= Landenberg Junction (Delaware) =

Railroad junction in Delaware

Landenberg Junction is a railroad junction in Elsmere, New Castle County, Delaware.

The first rail line to be constructed through the area was the (original) Wilmington and Western Railroad, between Wilmington, Delaware and Landenberg, Pennsylvania, which opened in 1872. Foreclosed and reorganized as the Delaware Western Railroad, it was acquired by John W. Garrett, president of the Baltimore and Ohio Railroad (B&O), in 1881 so that its charter rights could be used for a new B&O route to Philadelphia. The Delaware Western was merged into the Baltimore and Philadelphia Railroad in 1883, which opened its new main line in 1886. The new line west toward Baltimore, Maryland connected with the former Wilmington and Western at a point just west of Centreville Road, known as Landenberg Junction. The existing line toward Wilmington became part of the new main line, while the line from the junction northwest to Landenberg became the Landenberg Branch.

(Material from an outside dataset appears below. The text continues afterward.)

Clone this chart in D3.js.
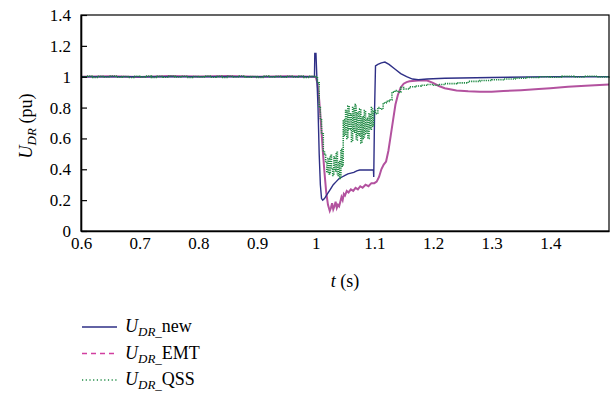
<!DOCTYPE html>
<html>
<head>
<meta charset="utf-8">
<script src="https://cdn.jsdelivr.net/npm/d3@7"></script>
<style>
body { margin: 0; background: #fff; }
svg text { font-family: "Liberation Serif", "DejaVu Serif", serif; fill: #000; }
</style>
</head>
<body>
<svg id="chart" width="612" height="399"></svg>
<script>
// axis ticks
var xTicks = [0.6, 0.7, 0.8, 0.9, 1, 1.1, 1.2, 1.3, 1.4];
var yTicks = [0, 0.2, 0.4, 0.6, 0.8, 1, 1.2, 1.4];

// U_DR_new
var tNew = [0.6, 0.998, 0.9985, 1.0005, 1.002, 1.004, 1.006, 1.008, 1.010, 1.012, 1.015, 1.020, 1.025, 1.030, 1.035, 1.040, 1.045, 1.050, 1.055, 1.060, 1.065, 1.070, 1.075, 1.0985, 1.099, 1.1005, 1.102, 1.106, 1.112, 1.118, 1.125, 1.135, 1.145, 1.155, 1.165, 1.175, 1.190, 1.220, 1.300, 1.400, 1.500];
var vNew = [1.0, 1.0, 1.15, 1.15, 1.0, 0.8, 0.5, 0.3, 0.21, 0.2, 0.21, 0.24, 0.27, 0.30, 0.32, 0.34, 0.35, 0.36, 0.37, 0.375, 0.38, 0.39, 0.395, 0.395, 0.35, 0.80, 1.07, 1.08, 1.09, 1.095, 1.08, 1.05, 1.02, 1.0, 0.985, 0.98, 0.985, 0.99, 0.995, 1.0, 1.0];

// U_DR_EMT
var tEmt = [0.6, 0.65, 0.7, 0.75, 0.8, 0.85, 0.9, 0.95, 1.0, 1.003, 1.006, 1.009, 1.012, 1.015, 1.018, 1.021, 1.024, 1.026, 1.028, 1.030, 1.032, 1.034, 1.036, 1.038, 1.040, 1.042, 1.044, 1.046, 1.048, 1.050, 1.053, 1.056, 1.060, 1.064, 1.068, 1.072, 1.076, 1.080, 1.085, 1.090, 1.095, 1.100, 1.104, 1.108, 1.112, 1.116, 1.120, 1.124, 1.128, 1.132, 1.136, 1.140, 1.145, 1.150, 1.155, 1.160, 1.175, 1.190, 1.200, 1.210, 1.220, 1.240, 1.260, 1.280, 1.300, 1.320, 1.350, 1.380, 1.400, 1.430, 1.460, 1.500];
var vEmt = [1.0, 1.003, 0.998, 1.004, 1.002, 1.005, 1.0, 1.003, 1.0, 0.96, 0.85, 0.70, 0.53, 0.38, 0.25, 0.17, 0.13, 0.15, 0.18, 0.14, 0.16, 0.19, 0.15, 0.17, 0.16, 0.19, 0.22, 0.20, 0.24, 0.23, 0.26, 0.25, 0.27, 0.26, 0.28, 0.27, 0.29, 0.28, 0.30, 0.29, 0.31, 0.31, 0.32, 0.35, 0.40, 0.43, 0.45, 0.52, 0.62, 0.72, 0.82, 0.88, 0.93, 0.955, 0.965, 0.97, 0.975, 0.975, 0.96, 0.94, 0.925, 0.91, 0.905, 0.903, 0.903, 0.907, 0.913, 0.92, 0.925, 0.935, 0.942, 0.95];

// U_DR_QSS
var tQss = [0.60, 0.61, 0.62, 0.63, 0.64, 0.65, 0.66, 0.67, 0.68, 0.69, 0.70, 0.71, 0.72, 0.73, 0.74, 0.75, 0.76, 0.77, 0.78, 0.79, 0.80, 0.81, 0.82, 0.83, 0.84, 0.85, 0.86, 0.87, 0.88, 0.89, 0.90, 0.91, 0.92, 0.93, 0.94, 0.95, 0.96, 0.97, 0.98, 0.99,
  1.000, 1.003, 1.006, 1.008, 1.010, 1.013, 1.015, 1.017, 1.019, 1.021, 1.023, 1.025, 1.027, 1.029, 1.031, 1.033, 1.035, 1.037, 1.039, 1.041, 1.043, 1.045, 1.047, 1.049, 1.051, 1.053, 1.055, 1.057, 1.059, 1.061, 1.063, 1.065, 1.067, 1.069, 1.071, 1.073, 1.075, 1.077, 1.079, 1.081, 1.083, 1.085, 1.087, 1.089, 1.091, 1.093, 1.095, 1.097, 1.099,
  1.102, 1.106, 1.110, 1.115, 1.120, 1.125, 1.130, 1.135, 1.140, 1.145, 1.150, 1.160, 1.170, 1.180, 1.190, 1.200, 1.210, 1.220, 1.240, 1.260, 1.280, 1.300, 1.320, 1.340, 1.360, 1.380, 1.400, 1.420, 1.440, 1.460, 1.480, 1.500];
var vQss = [1.0, 1.004, 0.996, 1.002, 0.998, 1.005, 0.997, 1.001, 0.995, 1.003, 0.999, 1.004, 0.996, 1.002, 0.997, 1.005, 0.998, 1.003, 0.996, 1.001, 0.999, 1.004, 0.997, 1.002, 0.995, 1.003, 0.998, 1.005, 0.997, 1.001, 0.996, 1.004, 0.999, 1.002, 0.997, 1.003, 0.998, 1.005, 0.996, 1.002,
  1.0, 0.96, 0.80, 0.72, 0.63, 0.52, 0.50, 0.45, 0.38, 0.47, 0.37, 0.49, 0.40, 0.36, 0.48, 0.39, 0.51, 0.36, 0.45, 0.34, 0.53, 0.42, 0.72, 0.62, 0.78, 0.60, 0.81, 0.66, 0.76, 0.58, 0.80, 0.64, 0.82, 0.59, 0.77, 0.62, 0.79, 0.57, 0.74, 0.60, 0.78, 0.63, 0.73, 0.60, 0.76, 0.66, 0.80, 0.68, 0.78,
  0.76, 0.80, 0.79, 0.83, 0.84, 0.85, 0.90, 0.91, 0.90, 0.93, 0.92, 0.935, 0.94, 0.945, 0.95, 0.945, 0.95, 0.955, 0.96, 0.97, 0.975, 0.98, 0.985, 0.99, 0.995, 1.0, 0.997, 1.002, 0.998, 1.003, 0.999, 1.001];

var seriesNames = ["new", "EMT", "QSS"];

var svg = d3.select("#chart");
var mLeft = 81, mRight = 609, mTop = 15, mBottom = 231;

var x = d3.scaleLinear().domain([0.6, 1.5]).range([mLeft, mRight]);
var y = d3.scaleLinear().domain([0, 1.4]).range([mBottom, mTop]);

function zip(ts, vs) { return ts.map(function (t, i) { return [t, vs[i]]; }); }

var line = d3.line().x(function (d) { return x(d[0]); }).y(function (d) { return y(d[1]); });
var stepLine = d3.line().curve(d3.curveStepAfter)
  .x(function (d) { return x(d[0]); }).y(function (d) { return y(d[1]); });

var plot = svg.append("g");

plot.append("path").datum(zip(tEmt, vEmt))
  .attr("d", line).attr("fill", "none")
  .attr("stroke", "#b3529f").attr("stroke-width", 2);

plot.append("path").datum(zip(tNew, vNew))
  .attr("d", line).attr("fill", "none")
  .attr("stroke", "#2e2f86").attr("stroke-width", 1.4);

plot.append("path").datum(zip(tQss, vQss))
  .attr("d", stepLine).attr("fill", "none")
  .attr("stroke", "#1f8a44").attr("stroke-width", 1.6)
  .attr("stroke-dasharray", "1.2,1");

// frame
svg.append("rect").attr("x", mLeft).attr("y", mTop)
  .attr("width", mRight - mLeft).attr("height", mBottom - mTop)
  .attr("fill", "none").attr("stroke", "#000").attr("stroke-width", 1.2);

// y axis, inward ticks
var fmt = function (d) { return String(+d.toFixed(1)); };
var yAxis = svg.append("g").attr("transform", "translate(" + mLeft + ",0)")
  .call(d3.axisLeft(y).tickValues(yTicks).tickSizeInner(-6).tickSizeOuter(0).tickPadding(10).tickFormat(fmt));
yAxis.select(".domain").attr("stroke-width", 1.6);
yAxis.selectAll("line").attr("stroke-width", 1.2);
yAxis.selectAll("text").attr("font-size", 17).style("font-family", "Liberation Serif");

var xAxis = svg.append("g").attr("transform", "translate(0," + mBottom + ")")
  .call(d3.axisBottom(x).tickValues(xTicks).tickSize(0).tickPadding(6).tickFormat(fmt));
xAxis.select(".domain").attr("stroke-width", 1.6);
xAxis.selectAll("text").attr("font-size", 17).style("font-family", "Liberation Serif");

// axis titles
var xt = svg.append("text").attr("x", (mLeft + mRight) / 2).attr("y", 287)
  .attr("text-anchor", "middle").attr("font-size", 18);
xt.append("tspan").attr("font-style", "italic").text("t");
xt.append("tspan").text(" (s)");

var yt = svg.append("text").attr("transform", "translate(32,126) rotate(-90)")
  .attr("text-anchor", "middle").attr("font-size", 18);
yt.append("tspan").attr("font-style", "italic").text("U");
yt.append("tspan").attr("font-style", "italic").attr("font-size", 13).attr("dy", 4).text("DR");
yt.append("tspan").attr("dy", -4).text(" (pu)");

// legend
var legStyles = [
  { color: "#2e2f86", dash: null, width: 1.4 },
  { color: "#d13fa0", dash: "5,4", width: 1.4 },
  { color: "#1f8a44", dash: "1.2,2.5", width: 1.4 }
];
var leg = svg.append("g");
seriesNames.forEach(function (name, i) {
  var yy = 327 + i * 26.5;
  leg.append("line").attr("x1", 82).attr("x2", 117).attr("y1", yy).attr("y2", yy)
    .attr("stroke", legStyles[i].color).attr("stroke-width", legStyles[i].width)
    .attr("stroke-dasharray", legStyles[i].dash);
  var t = leg.append("text").attr("x", 125).attr("y", yy + 5).attr("font-size", 18);
  t.append("tspan").attr("font-style", "italic").text("U");
  t.append("tspan").attr("font-style", "italic").attr("font-size", 13).attr("dy", 4).text("DR");
  t.append("tspan").attr("font-size", 13).text("_");
  t.append("tspan").attr("dy", -4).text(name);
});
</script>
</body>
</html>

The B&O subsequently built its Wilsmere Yard along the main line east of Landenberg Junction. When the B&O main line was double-tracked in 1902, a crossover and interlocking were installed at the junction, now known as West Junction, telegraphic call sign "WJ". Declining passenger traffic on the Landenberg Branch led to the removal of the interlocking and crossover in 1926, and the branch was re-connected to the westbound yard lead at Wilsmere rather than the main line. The Landenberg Branch was gradually truncated to Hockessin, Delaware and was sold to the present-day Wilmington and Western Railroad in 1982. The junction now connects the Wilmington and Western and CSX Transportation's Philadelphia Subdivision.